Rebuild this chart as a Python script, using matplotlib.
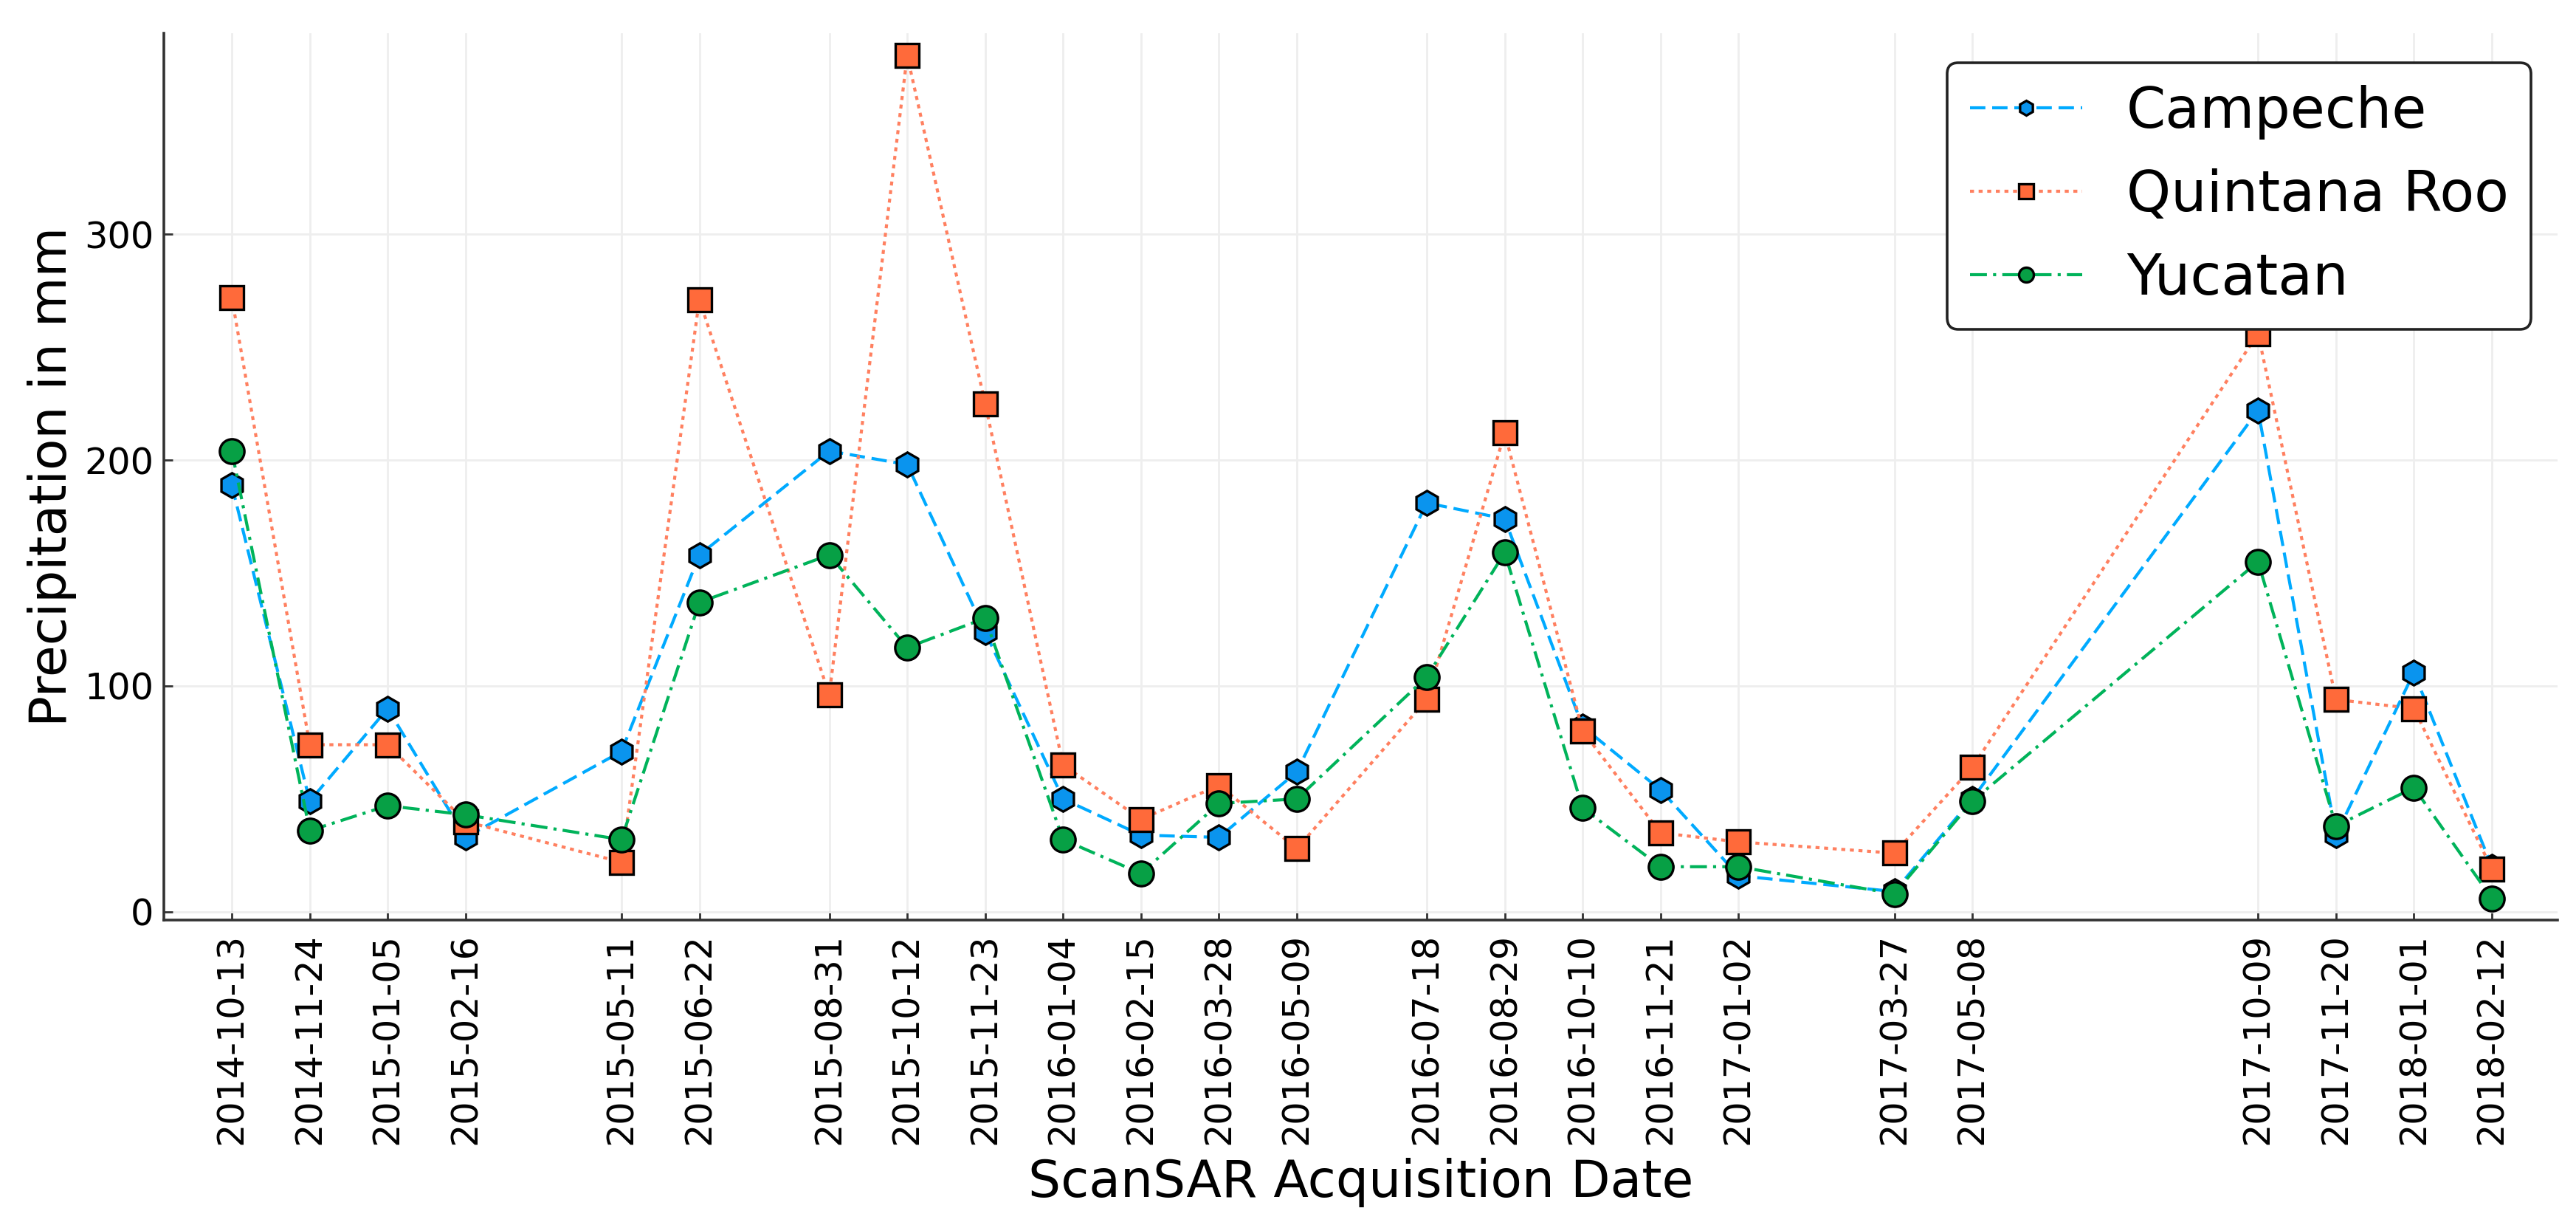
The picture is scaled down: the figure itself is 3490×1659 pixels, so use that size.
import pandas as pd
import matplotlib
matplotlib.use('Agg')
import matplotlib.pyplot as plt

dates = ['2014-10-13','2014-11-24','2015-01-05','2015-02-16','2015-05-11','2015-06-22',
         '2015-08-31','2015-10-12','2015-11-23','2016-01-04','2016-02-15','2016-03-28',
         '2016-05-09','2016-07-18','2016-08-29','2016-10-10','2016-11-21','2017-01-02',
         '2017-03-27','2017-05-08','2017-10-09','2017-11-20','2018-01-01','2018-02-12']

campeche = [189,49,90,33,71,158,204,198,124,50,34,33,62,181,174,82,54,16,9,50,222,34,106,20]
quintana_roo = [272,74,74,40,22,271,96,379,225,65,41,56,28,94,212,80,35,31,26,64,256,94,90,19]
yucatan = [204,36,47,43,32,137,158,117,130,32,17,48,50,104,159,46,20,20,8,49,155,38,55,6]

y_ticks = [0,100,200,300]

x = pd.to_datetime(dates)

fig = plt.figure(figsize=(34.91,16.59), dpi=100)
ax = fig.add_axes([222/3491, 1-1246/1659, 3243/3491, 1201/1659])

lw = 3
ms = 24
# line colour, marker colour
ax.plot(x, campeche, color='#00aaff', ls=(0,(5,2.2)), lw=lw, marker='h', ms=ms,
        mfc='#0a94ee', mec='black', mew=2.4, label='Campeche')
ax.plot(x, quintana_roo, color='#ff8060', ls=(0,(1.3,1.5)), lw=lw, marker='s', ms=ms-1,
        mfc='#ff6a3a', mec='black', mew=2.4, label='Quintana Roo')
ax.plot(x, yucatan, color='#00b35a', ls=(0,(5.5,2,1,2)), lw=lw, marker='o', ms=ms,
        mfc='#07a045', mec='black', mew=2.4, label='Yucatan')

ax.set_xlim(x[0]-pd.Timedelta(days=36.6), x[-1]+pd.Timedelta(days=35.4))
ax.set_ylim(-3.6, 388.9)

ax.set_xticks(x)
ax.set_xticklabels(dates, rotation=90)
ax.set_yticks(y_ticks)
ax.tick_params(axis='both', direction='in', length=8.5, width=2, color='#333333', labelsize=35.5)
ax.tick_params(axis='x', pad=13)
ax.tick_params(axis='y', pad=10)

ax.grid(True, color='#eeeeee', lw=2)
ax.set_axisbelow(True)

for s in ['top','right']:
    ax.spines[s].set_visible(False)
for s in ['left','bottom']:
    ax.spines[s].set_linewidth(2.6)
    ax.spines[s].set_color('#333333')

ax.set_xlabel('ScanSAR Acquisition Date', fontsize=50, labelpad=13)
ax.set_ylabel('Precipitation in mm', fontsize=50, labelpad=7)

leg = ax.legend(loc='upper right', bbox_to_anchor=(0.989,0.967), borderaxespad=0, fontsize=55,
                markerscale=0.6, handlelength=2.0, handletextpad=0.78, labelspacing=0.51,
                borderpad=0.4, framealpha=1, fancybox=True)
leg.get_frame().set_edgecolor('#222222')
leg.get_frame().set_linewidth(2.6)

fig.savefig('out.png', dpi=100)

========================================

The data above should be repeated exactly, minus any pictures.

» **Result of the task**:
Rebuild this chart as a Python script, using matplotlib.
The picture is scaled down: the figure itself is 3490×1659 pixels, so use that size.
import pandas as pd
import matplotlib
matplotlib.use('Agg')
import matplotlib.pyplot as plt

dates = ['2014-10-13','2014-11-24','2015-01-05','2015-02-16','2015-05-11','2015-06-22',
         '2015-08-31','2015-10-12','2015-11-23','2016-01-04','2016-02-15','2016-03-28',
         '2016-05-09','2016-07-18','2016-08-29','2016-10-10','2016-11-21','2017-01-02',
         '2017-03-27','2017-05-08','2017-10-09','2017-11-20','2018-01-01','2018-02-12']

campeche = [189,49,90,33,71,158,204,198,124,50,34,33,62,181,174,82,54,16,9,50,222,34,106,20]
quintana_roo = [272,74,74,40,22,271,96,379,225,65,41,56,28,94,212,80,35,31,26,64,256,94,90,19]
yucatan = [204,36,47,43,32,137,158,117,130,32,17,48,50,104,159,46,20,20,8,49,155,38,55,6]

y_ticks = [0,100,200,300]

x = pd.to_datetime(dates)

fig = plt.figure(figsize=(34.91,16.59), dpi=100)
ax = fig.add_axes([222/3491, 1-1246/1659, 3243/3491, 1201/1659])

lw = 3
ms = 24
# line colour, marker colour
ax.plot(x, campeche, color='#00aaff', ls=(0,(5,2.2)), lw=lw, marker='h', ms=ms,
        mfc='#0a94ee', mec='black', mew=2.4, label='Campeche')
ax.plot(x, quintana_roo, color='#ff8060', ls=(0,(1.3,1.5)), lw=lw, marker='s', ms=ms-1,
        mfc='#ff6a3a', mec='black', mew=2.4, label='Quintana Roo')
ax.plot(x, yucatan, color='#00b35a', ls=(0,(5.5,2,1,2)), lw=lw, marker='o', ms=ms,
        mfc='#07a045', mec='black', mew=2.4, label='Yucatan')

ax.set_xlim(x[0]-pd.Timedelta(days=36.6), x[-1]+pd.Timedelta(days=35.4))
ax.set_ylim(-3.6, 388.9)

ax.set_xticks(x)
ax.set_xticklabels(dates, rotation=90)
ax.set_yticks(y_ticks)
ax.tick_params(axis='both', direction='in', length=8.5, width=2, color='#333333', labelsize=35.5)
ax.tick_params(axis='x', pad=13)
ax.tick_params(axis='y', pad=10)

ax.grid(True, color='#eeeeee', lw=2)
ax.set_axisbelow(True)

for s in ['top','right']:
    ax.spines[s].set_visible(False)
for s in ['left','bottom']:
    ax.spines[s].set_linewidth(2.6)
    ax.spines[s].set_color('#333333')

ax.set_xlabel('ScanSAR Acquisition Date', fontsize=50, labelpad=13)
ax.set_ylabel('Precipitation in mm', fontsize=50, labelpad=7)

leg = ax.legend(loc='upper right', bbox_to_anchor=(0.989,0.967), borderaxespad=0, fontsize=55,
                markerscale=0.6, handlelength=2.0, handletextpad=0.78, labelspacing=0.51,
                borderpad=0.4, framealpha=1, fancybox=True)
leg.get_frame().set_edgecolor('#222222')
leg.get_frame().set_linewidth(2.6)

fig.savefig('out.png', dpi=100)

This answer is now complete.